The pros know what they’re doing and tend to be pretty conservative.

One interesting thing was how you pay for one of these houses. The bank will only take cash—as if anyone would carry that much around—or cashier’s checks. Cashier’s checks have to be made out to precisely the right amount. But since you never know what you’ll be paying until you clinch the bid, how does that work? Easy: The pros carry wads of cashier’s checks, made out in a variety of denominations—a $400,000 one, say, and a couple of $100,000s, $50,000s, $10,000s and $1,000s. There’s maybe 10 checks in a roll—probably close to $1 million in different denominations.

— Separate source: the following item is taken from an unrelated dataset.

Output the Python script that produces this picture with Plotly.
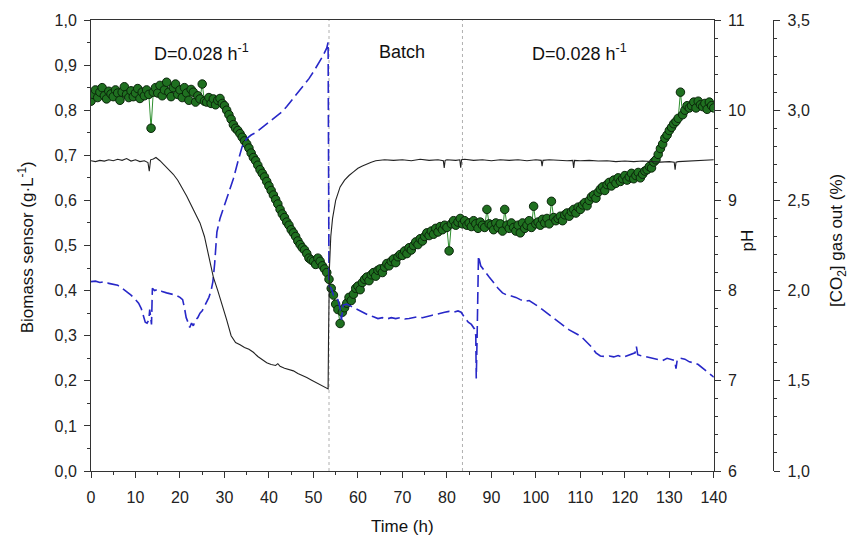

(Virtually everyone I told this story to has suggested that the courthouse steps at noon would be a great place to stage an armed robbery. That either tells you something about my friends, or their intelligence. You wouldn’t get very far with those stolen cashier’s checks.)

It turned out that on my first outing to Alameda, there was another non-pro on the courthouse steps, looking for a deal. He had his eye on a place in Dublin, which has a bunch of nice, new homes on the market that are going into default. In better times, they tend to sell for $1 million to $1.1 million new. So this guy bought one of them for the floor price: $970,000. No one else bid.

Happily, he produced a cashier’s check for that amount, and was handing it over, when everyone realized he had made a newbie mistake: The purchase price must exceed the floor price. He looked chagrined, until one of the pros reached into his pocket and flipped him a penny. That satisfied the bank, and he got the house.

After he left, the pros said, the Dublin buyer got hosed.